From the evidence given above we can begin to decide which electoral system is best. The accusations made against STV, that it is too complicated and that it sometimes produces irrational results, all seem to have been discredited or at least identified as relatively insignificant. On the other hand, SMP has been accused of being undemocratic, overly complicated (especially when considering boundary issues in the UK) and it has been shown that SMP does not even do what it is meant to do; produce stable governments. If this is not reason enough one could just ask the experts. The Bowler et al. (2005) survey of electoral system experts asked academics to list electoral systems in order of preference. Overall PR systems ranked 1st, 2nd, 3rd and 5th. Non-PR systems ranked 4th, 6th and 7th. STV came in 2nd and SMP ranked 6th. It is not surprising, given this expert opinion, that when new democracies have emerged in the last century, that they have steered clear of systems such as SMP and rather opted for the more fair and democratic proportional systems, such as STV. Some may be left wondering why the system is not simply changed. The answer seems obvious when we consider the fact that the incumbent party, with whom the power to make changes lies, is unlikely to want to change the system which has secured themselves power.

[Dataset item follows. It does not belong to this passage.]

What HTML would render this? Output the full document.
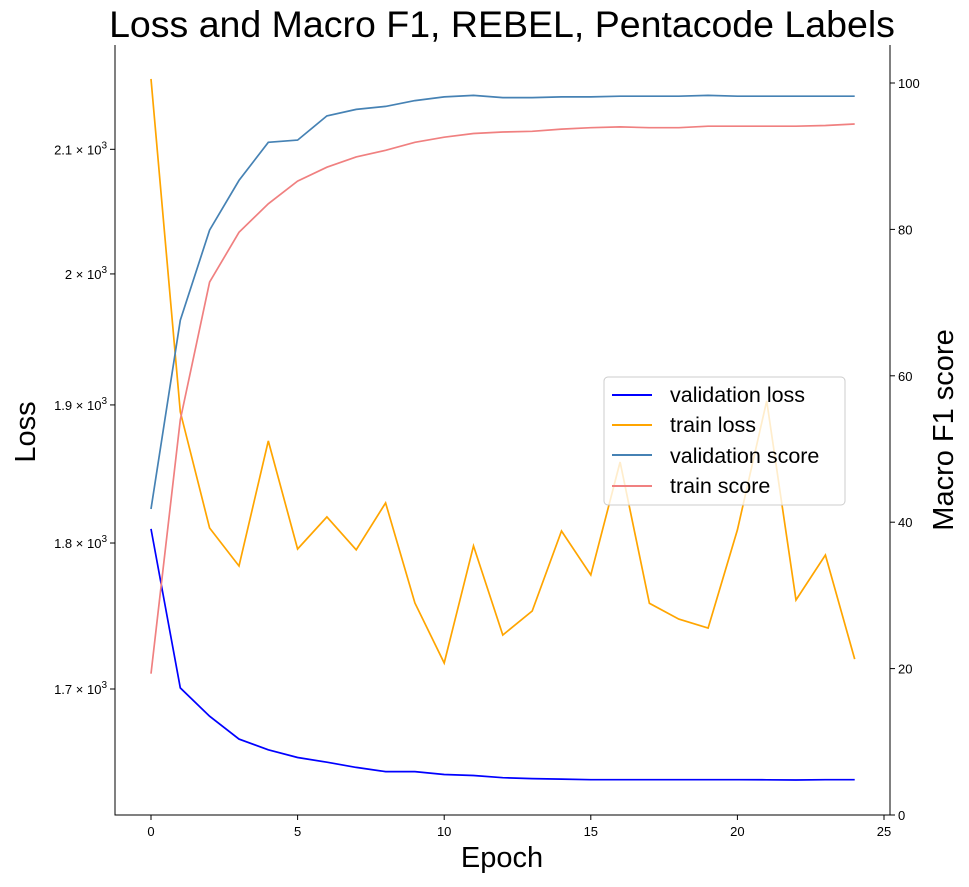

[1]Although the system is used in Japan, Multi-Member Plurality (MMP) is a very rare form of non-proportional electoral system.
[2] Heitshusen et al. (2005) explain that, when voting for the Australian senate, voters have the choice between regular STV or rather simply voting for their preferred party, referred to as Group Ticket Voting (GTV) which is almost the same as a closed-party list and is far less proportional than STV.
[3] It is interesting to note that throughout the survey the preferred method of vote counting was STV as it seemed to give the most accurate results.
[4] In the USA, for instance, where they also use STV they have much stricter parameters on constituency population sizes which leads to greater proportionality in representation, or gives a more equal spread of representation.